## What to produce
Give the data again exactly as written, skipping any pictures.

(begin)

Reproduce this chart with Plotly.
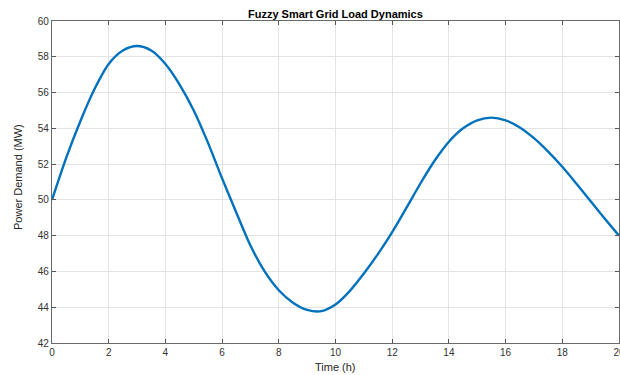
import plotly.graph_objects as go

time_h = [0.0, 0.5, 1.0, 1.5, 2.0, 2.5, 3.0, 3.5, 4.0, 4.5, 5.0, 5.5, 6.0, 6.5, 7.0, 7.5,
          8.0, 8.5, 9.0, 9.5, 10.0, 10.5, 11.0, 11.5, 12.0, 12.5, 13.0, 13.5, 14.0, 14.5,
          15.0, 15.5, 16.0, 16.5, 17.0, 17.5, 18.0, 18.5, 19.0, 19.5, 20.0]
power_mw = [50.0, 52.35, 54.4, 56.2, 57.6, 58.35, 58.6, 58.35, 57.6, 56.45, 55.0, 53.2,
            51.2, 49.3, 47.45, 46.0, 44.95, 44.25, 43.85, 43.78, 44.15, 44.9, 45.88, 46.98,
            48.2, 49.55, 50.93, 52.2, 53.25, 54.0, 54.45, 54.6, 54.45, 54.05, 53.45, 52.7,
            51.85, 50.9, 49.92, 48.95, 48.0]
x_ticks = [0, 2, 4, 6, 8, 10, 12, 14, 16, 18, 20]
y_ticks = [42, 44, 46, 48, 50, 52, 54, 56, 58, 60]

FONT = "Liberation Sans, Arial, Helvetica, sans-serif"

fig = go.Figure()
fig.add_trace(go.Scatter(
    x=time_h, y=power_mw, mode="lines",
    line=dict(color="#0072BD", width=2.4, shape="spline", smoothing=0.8),
    showlegend=False, hoverinfo="skip",
))

axis_common = dict(
    showline=True, linecolor="#6a6a6a", linewidth=1.2, mirror="ticks",
    ticks="inside", ticklen=4, tickcolor="#555555", tickwidth=1,
    showgrid=True, gridcolor="#e3e3e3", gridwidth=1,
    zeroline=False, automargin=False, ticklabeloverflow="allow",
    tickfont=dict(family=FONT, size=10, color="#333333"),
)

fig.update_xaxes(range=[0, 20], tickvals=x_ticks, ticktext=[str(v) for v in x_ticks], **axis_common)
fig.update_yaxes(range=[42, 60], tickvals=y_ticks, ticktext=[str(v) for v in y_ticks], **axis_common)

fig.update_layout(
    width=620, height=375,
    margin=dict(l=52, r=1, t=21, b=32, autoexpand=False),
    paper_bgcolor="white", plot_bgcolor="white",
    annotations=[
        dict(text="<b>Fuzzy Smart Grid Load Dynamics</b>", xref="paper", yref="paper",
             x=0.5, y=1.022, xanchor="center", yanchor="middle", showarrow=False,
             font=dict(family=FONT, size=11, color="#000000")),
        dict(text="Time (h)", xref="paper", yref="paper",
             x=0.5, y=-0.0745, xanchor="center", yanchor="middle", showarrow=False,
             font=dict(family=FONT, size=11, color="#262626")),
        dict(text="Power Demand (MW)", xref="paper", yref="paper", textangle=-90,
             x=-0.06, y=0.5155, xanchor="center", yanchor="middle", showarrow=False,
             font=dict(family=FONT, size=11, color="#262626")),
    ],
)

# remove the page's default body margin so the 620x375 figure fills the window exactly
fig.write_html("out.html", config={"displayModeBar": False},
               post_script="document.body.style.margin='0';document.body.style.overflow='hidden';")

(end)

## Written solution
Reproduce this chart with Plotly.
import plotly.graph_objects as go

time_h = [0.0, 0.5, 1.0, 1.5, 2.0, 2.5, 3.0, 3.5, 4.0, 4.5, 5.0, 5.5, 6.0, 6.5, 7.0, 7.5,
          8.0, 8.5, 9.0, 9.5, 10.0, 10.5, 11.0, 11.5, 12.0, 12.5, 13.0, 13.5, 14.0, 14.5,
          15.0, 15.5, 16.0, 16.5, 17.0, 17.5, 18.0, 18.5, 19.0, 19.5, 20.0]
power_mw = [50.0, 52.35, 54.4, 56.2, 57.6, 58.35, 58.6, 58.35, 57.6, 56.45, 55.0, 53.2,
            51.2, 49.3, 47.45, 46.0, 44.95, 44.25, 43.85, 43.78, 44.15, 44.9, 45.88, 46.98,
            48.2, 49.55, 50.93, 52.2, 53.25, 54.0, 54.45, 54.6, 54.45, 54.05, 53.45, 52.7,
            51.85, 50.9, 49.92, 48.95, 48.0]
x_ticks = [0, 2, 4, 6, 8, 10, 12, 14, 16, 18, 20]
y_ticks = [42, 44, 46, 48, 50, 52, 54, 56, 58, 60]

FONT = "Liberation Sans, Arial, Helvetica, sans-serif"

fig = go.Figure()
fig.add_trace(go.Scatter(
    x=time_h, y=power_mw, mode="lines",
    line=dict(color="#0072BD", width=2.4, shape="spline", smoothing=0.8),
    showlegend=False, hoverinfo="skip",
))

axis_common = dict(
    showline=True, linecolor="#6a6a6a", linewidth=1.2, mirror="ticks",
    ticks="inside", ticklen=4, tickcolor="#555555", tickwidth=1,
    showgrid=True, gridcolor="#e3e3e3", gridwidth=1,
    zeroline=False, automargin=False, ticklabeloverflow="allow",
    tickfont=dict(family=FONT, size=10, color="#333333"),
)

fig.update_xaxes(range=[0, 20], tickvals=x_ticks, ticktext=[str(v) for v in x_ticks], **axis_common)
fig.update_yaxes(range=[42, 60], tickvals=y_ticks, ticktext=[str(v) for v in y_ticks], **axis_common)

fig.update_layout(
    width=620, height=375,
    margin=dict(l=52, r=1, t=21, b=32, autoexpand=False),
    paper_bgcolor="white", plot_bgcolor="white",
    annotations=[
        dict(text="<b>Fuzzy Smart Grid Load Dynamics</b>", xref="paper", yref="paper",
             x=0.5, y=1.022, xanchor="center", yanchor="middle", showarrow=False,
             font=dict(family=FONT, size=11, color="#000000")),
        dict(text="Time (h)", xref="paper", yref="paper",
             x=0.5, y=-0.0745, xanchor="center", yanchor="middle", showarrow=False,
             font=dict(family=FONT, size=11, color="#262626")),
        dict(text="Power Demand (MW)", xref="paper", yref="paper", textangle=-90,
             x=-0.06, y=0.5155, xanchor="center", yanchor="middle", showarrow=False,
             font=dict(family=FONT, size=11, color="#262626")),
    ],
)

# remove the page's default body margin so the 620x375 figure fills the window exactly
fig.write_html("out.html", config={"displayModeBar": False},
               post_script="document.body.style.margin='0';document.body.style.overflow='hidden';")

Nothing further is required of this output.